- [TASK STATEMENT] Please reproduce the lines of the records below from the one holding "Rebuild this chart" through the one holding "Chart.register(...registerables);", inclusive, skipping all pictures.

- [RECORDS FOR THE EXERCISE]
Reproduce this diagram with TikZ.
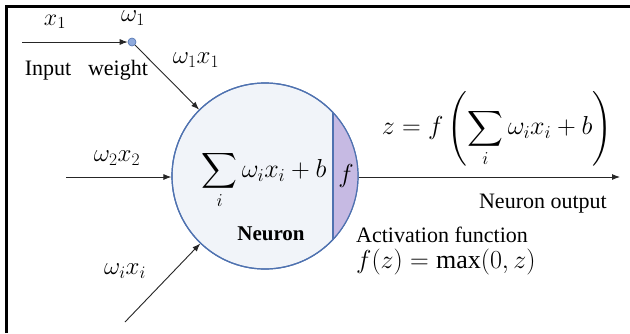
\RequirePackage{fix-cm}
\documentclass[tikz,border=0pt]{standalone}
\usepackage{exscale}
\usepackage{fontspec}
\setmainfont{Liberation Serif}
\usetikzlibrary{arrows.meta}
\definecolor{cfill}{HTML}{F1F4F9}
\definecolor{cborder}{HTML}{4F72B0}
\definecolor{cpurple}{HTML}{C6BAE3}
\definecolor{cdot}{HTML}{8FAADC}
\tikzset{
  arr/.style={draw=black!85, line width=0.9pt, -{Latex[length=8pt,width=6pt]}},
  lbl/.style={inner sep=0pt, font=\fontsize{22}{26}\selectfont},
  mlbl/.style={inner sep=0pt, font=\fontsize{25}{30}\selectfont},
  neuron/.style={circle, minimum size=186pt, inner sep=0pt, draw=cborder, line width=1.2pt},
  wdot/.style={circle, minimum size=8pt, inner sep=0pt, fill=cdot, draw=cborder, line width=0.6pt}
}
\begin{document}
\begin{tikzpicture}[x=1pt,y=-1pt]
\useasboundingbox (0,0) rectangle (630,333);
\fill[white] (0,0) rectangle (630,333);
% frame
\draw[line width=3pt] (6,333) -- (6,6) -- (630,6);
% neuron
\node[neuron, fill=cfill] (n) at (265,176) {};
\begin{scope}
  \clip (265,176) circle (93pt);
  \fill[cpurple] (333,70) rectangle (370,280);
\end{scope}
\draw[cborder, line width=1.2pt] (265,176) circle (93pt);
\coordinate (vt) at (333,112.6);
\coordinate (vb) at (333,239.4);
\draw[cborder, line width=1.2pt] (vt) -- (vb);
\node[mlbl, font=\fontsize{26}{30}\selectfont] (sum) at (264,180) {$\displaystyle\sum_i \omega_i x_i + b$};
\node[mlbl, font=\fontsize{26}{30}\selectfont] (f) at (346,176) {$f$};
\node[lbl, font=\fontsize{21}{25}\selectfont\bfseries] (nlab) at (271,234) {Neuron};
% input 1
\coordinate (in1) at (22,42);
\node[wdot] (w1) at (132,42) {};
\draw[arr] (in1) -- (w1);
\draw[arr] (w1) -- (n);
\node[mlbl, font=\fontsize{24}{28}\selectfont] (x1) at (55,22) {$x_1$};
\node[mlbl] (om1) at (133,18) {$\omega_1$};
\node[lbl, anchor=base] (inp) at (48,75) {Input};
\node[lbl, anchor=base] (wt) at (118,75) {weight};
\node[mlbl] (w1x1) at (196,60) {$\omega_1x_1$};
% input 2
\coordinate (in2) at (66,177);
\draw[arr] (in2) -- (in2 -| n.west);
\node[mlbl] (w2x2) at (117,158) {$\omega_2x_2$};
% input i
\coordinate (in3) at (125,322);
\draw[arr] (in3) -- (n);
\node[mlbl] (wixi) at (125,271) {$\omega_ix_i$};
% output
\coordinate (out) at (620,177);
\draw[arr] (n.east |- out) -- (out);
\node[mlbl, font=\fontsize{26}{30}\selectfont] (zf) at (497,129) {$z = f\left(\displaystyle\sum_i \omega_i x_i + b\right)$};
\node[lbl, anchor=base east] (nout) at (607,208) {Neuron output};
\node[lbl, anchor=base west] (act) at (356,242) {Activation function};
\node[mlbl, font=\fontsize{26}{30}\selectfont, anchor=base west] (fz) at (356,268) {$f(z) = \max(0, z)$};
\end{tikzpicture}
\end{document}
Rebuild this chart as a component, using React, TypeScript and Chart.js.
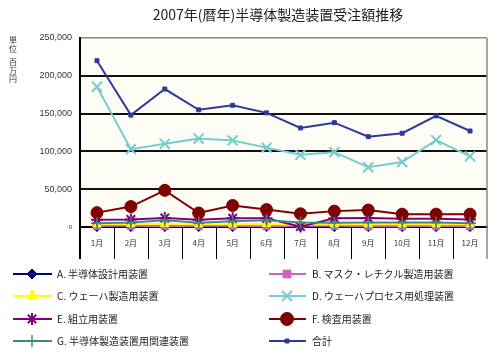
import React, { useEffect, useRef } from 'react';
import { Chart, registerables } from 'chart.js';
import { drawPoint } from 'chart.js/helpers';

Chart.register(...registerables);

const months = ['1月', '2月', '3月', '4月', '5月', '6月', '7月', '8月', '9月', '10月', '11月', '12月'];
const yTickValues = [0, 50000, 100000, 150000, 200000, 250000];

const seriesNames = [
  'A. 半導体設計用装置',
  'B. マスク・レチクル製造用装置',
  'C. ウェーハ製造用装置',
  'D. ウェーハプロセス用処理装置',
  'E. 組立用装置',
  'F. 検査用装置',
  'G. 半導体製造装置用関連装置',
  '合計',
];

const seriesA = [500, 500, 500, 500, 500, 500, 500, 500, 500, 500, 500, 500];
const seriesB = [1500, 1500, 1000, 1500, 1500, 1000, 1500, 1500, 1000, 1000, 1500, 1000];
const seriesC = [3500, 4000, 4000, 3500, 3500, 4000, 3000, 3500, 3500, 3500, 3500, 3500];
const seriesD = [185500, 103000, 110000, 117000, 114500, 105000, 95500, 99000, 79000, 86000, 115000, 93500];
const seriesE = [9500, 10000, 12000, 9500, 11500, 11500, 500, 11500, 12000, 11000, 11000, 10000];
const seriesF = [19000, 27000, 48500, 18500, 28500, 23000, 17500, 21000, 22500, 17000, 17000, 17000];
const seriesG = [5000, 6000, 9000, 5500, 7500, 9000, 6000, 5500, 6000, 6000, 6000, 5000];
const seriesTotal = [220000, 148000, 182500, 155000, 161000, 151000, 131000, 138000, 119500, 124000, 147000, 127000];

const styles = [
  { color: '#000080', fill: '#000080', pointStyle: 'rectRot', radius: 5, bw: 1, lr: 5 },
  { color: '#d060c0', fill: '#d060c0', pointStyle: 'rect', radius: 5, bw: 1, lr: 5.5 },
  { color: '#ffff00', fill: '#ffff00', pointStyle: 'triangle', radius: 5, bw: 1, lr: 6 },
  { color: '#77cccc', fill: '#77cccc', pointStyle: 'crossRot', radius: 7, bw: 2, lr: 7 },
  { color: '#800080', fill: '#800080', pointStyle: 'star', radius: 6, bw: 2, lr: 6 },
  { color: '#800000', fill: '#800000', pointStyle: 'circle', radius: 6, bw: 1, lr: 6.5 },
  { color: '#3f8a80', fill: '#3f8a80', pointStyle: 'cross', radius: 6, bw: 1.5, lr: 6 },
  { color: '#2b3a9a', fill: '#2b3a9a', pointStyle: 'rect', radius: 2.8, bw: 1, lr: 2.8 },
];

const seriesData = [seriesA, seriesB, seriesC, seriesD, seriesE, seriesF, seriesG, seriesTotal];

const JP = "'Noto Sans CJK JP', 'Liberation Sans', sans-serif";
const NUM = "'Liberation Sans', Arial, sans-serif";

const decorPlugin = {
  id: 'decor',
  beforeDraw(chart: any) {
    const { ctx, chartArea: a } = chart;
    ctx.save();
    ctx.fillStyle = '#ffffff';
    ctx.fillRect(0, 0, chart.width, chart.height);
    ctx.fillStyle = '#fdfdf5';
    ctx.fillRect(a.left, a.top, a.right - a.left, a.bottom - a.top);
    ctx.restore();
  },
  afterDraw(chart: any) {
    const { ctx, chartArea: a } = chart;
    const n = months.length;
    const w = (a.right - a.left) / n;
    const sepBottom = 259;
    ctx.save();
    // category separators
    ctx.strokeStyle = '#000';
    ctx.lineWidth = 1;
    for (let i = 1; i < n; i++) {
      const x = Math.round(a.left + i * w) + 0.5;
      ctx.beginPath();
      ctx.moveTo(x, a.bottom);
      ctx.lineTo(x, sepBottom);
      ctx.stroke();
    }
    // left axis extension
    ctx.lineWidth = 2;
    ctx.beginPath();
    ctx.moveTo(a.left, a.top);
    ctx.lineTo(a.left, sepBottom);
    ctx.stroke();
    // right border
    ctx.strokeStyle = '#888';
    ctx.lineWidth = 1.5;
    ctx.beginPath();
    ctx.moveTo(a.right, a.top);
    ctx.lineTo(a.right, sepBottom);
    ctx.stroke();

    // title
    ctx.fillStyle = '#222';
    ctx.font = `14px ${JP}`;
    ctx.textAlign = 'center';
    ctx.textBaseline = 'middle';
    ctx.fillText('2007年(暦年)半導体製造装置受注額推移', 278, 15);

    // unit label (stacked vertically)
    ctx.font = `8px ${JP}`;
    ctx.fillStyle = '#333';
    const unitChars: [string, number][] = [['単', 40], ['位', 48.5], ['百', 62], ['万', 70.5], ['円', 79]];
    unitChars.forEach(([c, y]) => ctx.fillText(c, 13, y));

    // legend
    const rows = [274, 296, 319, 341];
    const cols = [
      { x0: 13, x1: 52, mx: 32, tx: 57 },
      { x0: 269, x1: 306, mx: 287, tx: 312 },
    ];
    ctx.textAlign = 'left';
    ctx.textBaseline = 'middle';
    seriesNames.forEach((name, i) => {
      const col = cols[i % 2];
      const y = rows[Math.floor(i / 2)];
      const s = styles[i];
      ctx.strokeStyle = s.color;
      ctx.lineWidth = 2;
      ctx.beginPath();
      ctx.moveTo(col.x0, y);
      ctx.lineTo(col.x1, y);
      ctx.stroke();
      ctx.fillStyle = s.fill;
      ctx.strokeStyle = s.color;
      ctx.lineWidth = s.bw;
      drawPoint(ctx, { pointStyle: s.pointStyle as any, radius: s.lr, rotation: 0, borderWidth: s.bw } as any, col.mx, y);
      ctx.fillStyle = '#222';
      ctx.font = `10px ${JP}`;
      ctx.fillText(name, col.tx, y);
    });
    ctx.restore();
  },
};

export default function App() {
  const ref = useRef<HTMLCanvasElement | null>(null);
  useEffect(() => {
    if (!ref.current) return;
    const datasets = seriesNames.map((name, i) => ({
      label: name,
      data: seriesData[i],
      order: seriesNames.length - i,
      borderColor: styles[i].color,
      backgroundColor: styles[i].fill,
      pointBackgroundColor: styles[i].fill,
      pointBorderColor: styles[i].color,
      pointStyle: styles[i].pointStyle as any,
      pointRadius: styles[i].radius,
      pointBorderWidth: styles[i].bw,
      borderWidth: 2,
      tension: 0,
      fill: false,
      clip: false as any,
    }));
    const chart = new Chart(ref.current, {
      type: 'line',
      data: { labels: months, datasets },
      options: {
        animation: false,
        responsive: false,
        devicePixelRatio: 1,
        layout: { padding: { top: 38, right: 13, bottom: 97, left: 0 } },
        plugins: {
          legend: { display: false },
          title: { display: false },
          tooltip: { enabled: false },
        },
        scales: {
          x: {
            offset: true,
            grid: { display: false, drawTicks: false, tickLength: 0 },
            border: { display: true, color: '#000', width: 2 },
            ticks: {
              padding: 11,
              color: '#333',
              font: { size: 8, family: JP },
              maxRotation: 0,
              autoSkip: false,
            },
            afterFit: (s: any) => {
              s.height = 32;
            },
          },
          y: {
            min: 0,
            max: 250000,
            afterBuildTicks: (s: any) => {
              s.ticks = yTickValues.map((v) => ({ value: v }));
            },
            grid: {
              drawTicks: false,
              tickLength: 0,
              color: (c: any) => (c.tick && c.tick.value === 250000 ? '#888' : '#111'),
              lineWidth: (c: any) => (c.tick && c.tick.value === 250000 ? 1.5 : 2),
            },
            border: { display: true, color: '#000', width: 2 },
            ticks: {
              padding: 8,
              color: '#333',
              font: (c: any) =>
                c.tick && c.tick.value === 0
                  ? { size: 6, family: NUM }
                  : { size: 9, family: NUM },
              callback: (v: any) => Number(v).toLocaleString('en-US'),
            },
            afterFit: (s: any) => {
              s.width = 80;
            },
          },
        },
      },
      plugins: [decorPlugin],
    });
    return () => chart.destroy();
  }, []);
  return (
    <div style={{ position: 'fixed', left: 0, top: 0, width: 500, height: 356, background: '#fff' }}>
      <canvas ref={ref} width={500} height={356} style={{ width: 500, height: 356, display: 'block' }} />
    </div>
  );
}
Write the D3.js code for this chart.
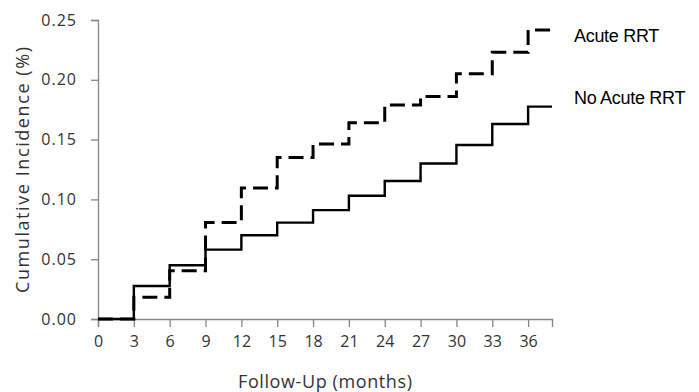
<!DOCTYPE html>
<html>
<head>
<meta charset="utf-8">
<script src="https://cdn.jsdelivr.net/npm/d3@7"></script>
<style>
  body { margin: 0; background: #fff; }
  svg { display: block; }
  .tick text { font-family: "Open Sans", sans-serif; font-size: 16px; fill: #333; }
</style>
</head>
<body>
<svg id="chart" width="699" height="392"></svg>
<script>
// Follow-up months where each step starts
const months = [0, 3, 6, 9, 12, 15, 18, 21, 24, 27, 30, 33, 36];
const lastMonth = 38;

// Cumulative incidence
const acuteRRT   = [0, 0.0181, 0.0404, 0.0806, 0.1095, 0.135, 0.1463, 0.164, 0.179, 0.186, 0.205, 0.223, 0.2416];
const noAcuteRRT = [0, 0.0276, 0.045, 0.058, 0.070, 0.0806, 0.091, 0.103, 0.1154, 0.130, 0.1455, 0.163, 0.1776];

const xTicks = [0, 3, 6, 9, 12, 15, 18, 21, 24, 27, 30, 33, 36];
const yTicks = [0, 0.05, 0.10, 0.15, 0.20, 0.25];

const seriesLabels = ["Acute RRT", "No Acute RRT"];

const axisColor = "#868686";

const svg = d3.select("#chart");

const x = d3.scaleLinear().domain([0, lastMonth]).range([98, 552]);
const y = d3.scaleLinear().domain([0, 0.25]).range([319, 20]);

// axes
const xAxis = svg.append("g")
  .attr("transform", `translate(0,${y(0)})`)
  .call(d3.axisBottom(x).tickValues(xTicks).tickSize(8).tickPadding(6).tickFormat(d3.format("d")));

const yAxis = svg.append("g")
  .attr("transform", `translate(${x(0)},0)`)
  .call(d3.axisLeft(y).tickValues(yTicks).tickSize(7).tickPadding(14).tickFormat(d3.format(".2f")));

[xAxis, yAxis].forEach(a => {
  a.select(".domain").attr("stroke", axisColor).attr("stroke-width", 1.3);
  a.selectAll(".tick line").attr("stroke", axisColor).attr("stroke-width", 1.3);
});
xAxis.selectAll(".tick text").attr("dy", "0.9em");
yAxis.selectAll(".tick text").attr("letter-spacing", "1px");

// step lines
function stepData(vals) {
  const pts = months.map((m, i) => ({ m: m, v: vals[i] }));
  pts.push({ m: lastMonth, v: vals[vals.length - 1] });
  return pts;
}

const line = d3.line()
  .x(d => x(d.m))
  .y(d => y(d.v))
  .curve(d3.curveStepAfter);

svg.append("path")
  .datum(stepData(noAcuteRRT))
  .attr("fill", "none")
  .attr("stroke", "#000")
  .attr("stroke-width", 2.4)
  .attr("d", line);

svg.append("path")
  .datum(stepData(acuteRRT))
  .attr("fill", "none")
  .attr("stroke", "#000")
  .attr("stroke-width", 3)
  .attr("stroke-dasharray", "15,7")
  .attr("d", line);

// series labels at the right
svg.append("text")
  .attr("x", 574)
  .attr("y", 42)
  .attr("font-family", "Liberation Sans, Arial, sans-serif")
  .attr("font-size", 18)
  .attr("letter-spacing", "-0.3px")
  .attr("fill", "#000")
  .text(seriesLabels[0]);

svg.append("text")
  .attr("x", 574)
  .attr("y", 104)
  .attr("font-family", "Liberation Sans, Arial, sans-serif")
  .attr("font-size", 18)
  .attr("letter-spacing", "-0.3px")
  .attr("fill", "#000")
  .text(seriesLabels[1]);

// axis titles
svg.append("text")
  .attr("x", 325)
  .attr("y", 388)
  .attr("text-anchor", "middle")
  .attr("font-family", "Open Sans, sans-serif")
  .attr("font-size", 18)
  .attr("fill", "#333")
  .attr("textLength", 174)
  .attr("lengthAdjust", "spacing")
  .text("Follow-Up (months)");

svg.append("text")
  .attr("transform", "translate(29,170) rotate(-90)")
  .attr("text-anchor", "middle")
  .attr("font-family", "Open Sans, sans-serif")
  .attr("font-size", 18)
  .attr("fill", "#333")
  .attr("textLength", 246)
  .attr("lengthAdjust", "spacing")
  .text("Cumulative Incidence (%)");
</script>
</body>
</html>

- [FULL ANSWER]
Rebuild this chart as a component, using React, TypeScript and Chart.js.
import React, { useEffect, useRef } from 'react';
import { Chart, registerables } from 'chart.js';
import { drawPoint } from 'chart.js/helpers';

Chart.register(...registerables);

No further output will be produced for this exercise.